Streit um Wahlrecht
FDP signalisiert neue Kompromiss-Bereitschaft
16. März 2023, 15:15 Uhr aktualisiert am 17. März 2023, 21:41 Uhr
Kurz vor der Abstimmung des Bundestags über die umstrittenen Reformpläne der Ampel-Koalition zum Wahlrecht signalisiert die FDP neue Kompromissbereitschaft. "Die CSU scheint in Sorge zu sein, die 5-Prozent-Hürde nicht zu schaffen. Denkbar wäre daher, Listenverbindungen zu ermöglichen. Wenn dafür eine gesetzliche Änderung notwendig ist, kann man darüber sprechen", sagte FDP-Bundestagsfraktionschef Christian Dürr am Donnerstag der Deutschen Presse-Agentur in München.
Die Abstimmung über die Novelle ist am Freitag im Bundestag geplant. Durch die Reform wird der auf 736 Abgeordnete angewachsene Bundestag bei der nächsten Wahl wieder auf 630 Mandate verkleinert. Zentral ist, dass es künftig keine Überhang- und Ausgleichsmandate mehr geben wird.
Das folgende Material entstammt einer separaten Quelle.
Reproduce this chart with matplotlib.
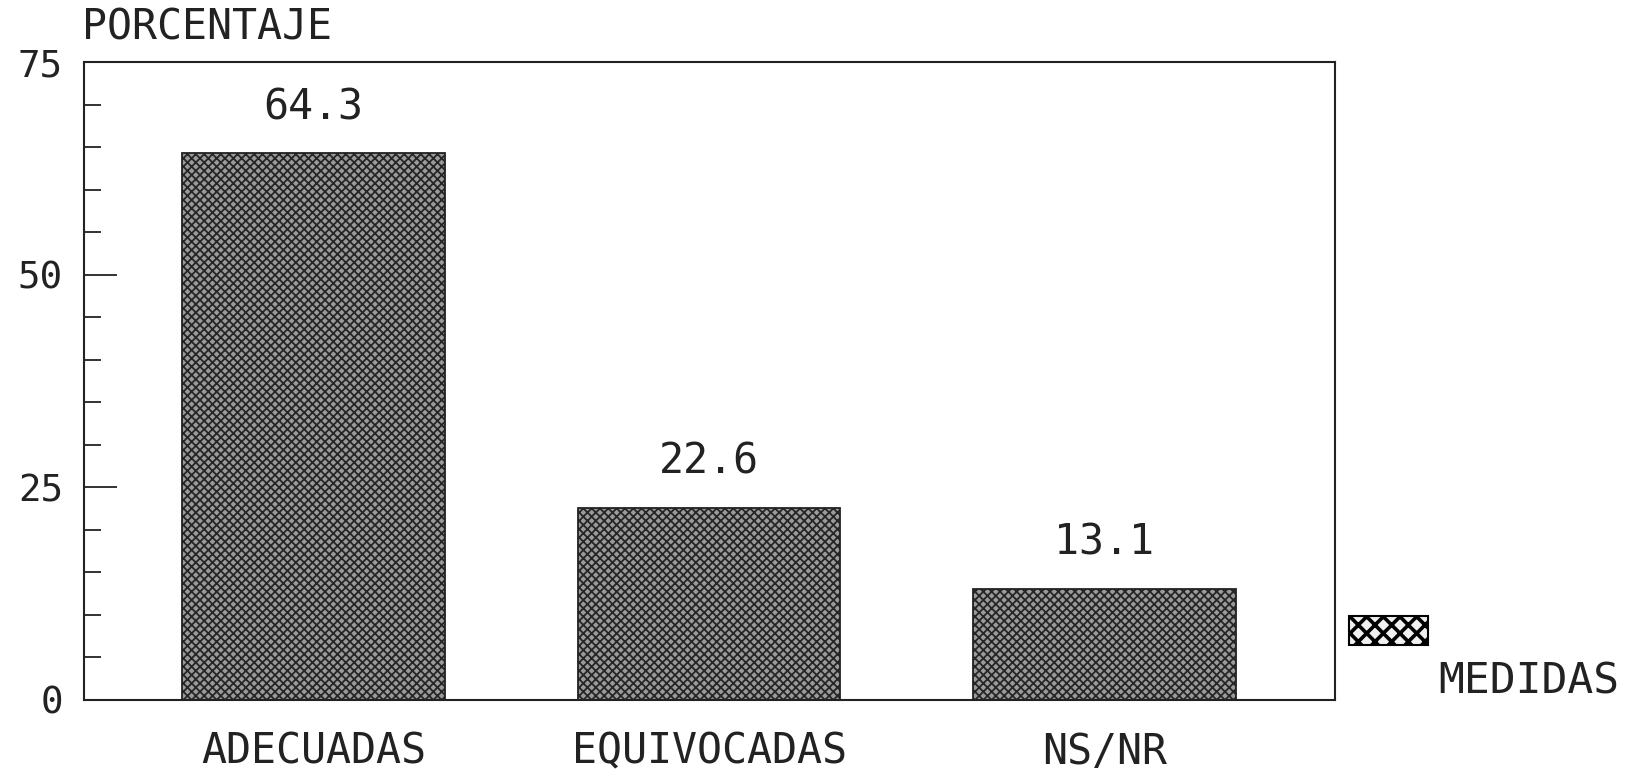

Gestrichen wird auch die sogenannte Grundmandatsklausel. Sie bewirkt, dass eine Partei auch dann nach ihrem Zweitstimmenergebnis in den Bundestag einzieht, wenn sie zwar die Fünf-Prozent-Hürde verfehlt, aber mindestens drei Direktmandate gewonnen hat.
Auf diese Weise wäre die Linke heute nicht im Bundestag vertreten, weil sie bei der Bundestagswahl 2021 nur 4,9 Prozent der Zweitstimmen holte. Die CSU kam bundesweit auf 5,2 Prozent, was historisch schlecht war. Wäre sie unter die Fünf-Prozent-Hürde gerutscht, dann hätte sie nach dem neuen Modell keines der 45 errungenen Direktmandate bekommen.
Auch der bayerische FDP-Landeschef Martin Hagen hielt am Donnerstag eine Korrektur der Reformpläne für angebracht: "Der Bundestag muss kleiner werden. Die CSU hat das lange blockiert. Ich nehme die Befürchtungen der CSU aber ernst, dass sie im Fall eines Scheiterns an der 5-Prozent-Hürde alle Direktmandate verlieren könnte." Hagen betonte, er habe CSU-Chef Markus Söder eine Lösung zugesagt. "Es kann nicht sein, dass sämtliche CSU-Abgeordnete trotz Mehrheiten in ihren jeweiligen Wahlkreisen aus dem Parlament fliegen - das würde dem Willen der bayerischen Wähler widersprechen."
Hagen betonte, er sei sich mit Dürr einig, dass es eine Nachbesserung brauche: "Das Ermöglichen von Listenverbindungen oder landesspezifischer Sperrklauseln wären zum Beispiel gangbarere Wege."
Söder selbst hält eine Verfassungsbeschwerde gegen das von der Ampel geplante neue Wahlrecht für unausweichlich. Bayern werde "auf jeden Fall" vor das Verfassungsgericht in Karlsruhe ziehen, sagte der bayerische Ministerpräsident am Donnerstag in Berlin. Er gehe davon aus, dass eine solche Klage große Aussicht auf Erfolg habe. Die Ampel-Koalition will das von ihr geplante neue Wahlrecht gegen den Protest von Union und Linkspartei mit ihrer Mehrheit beschließen.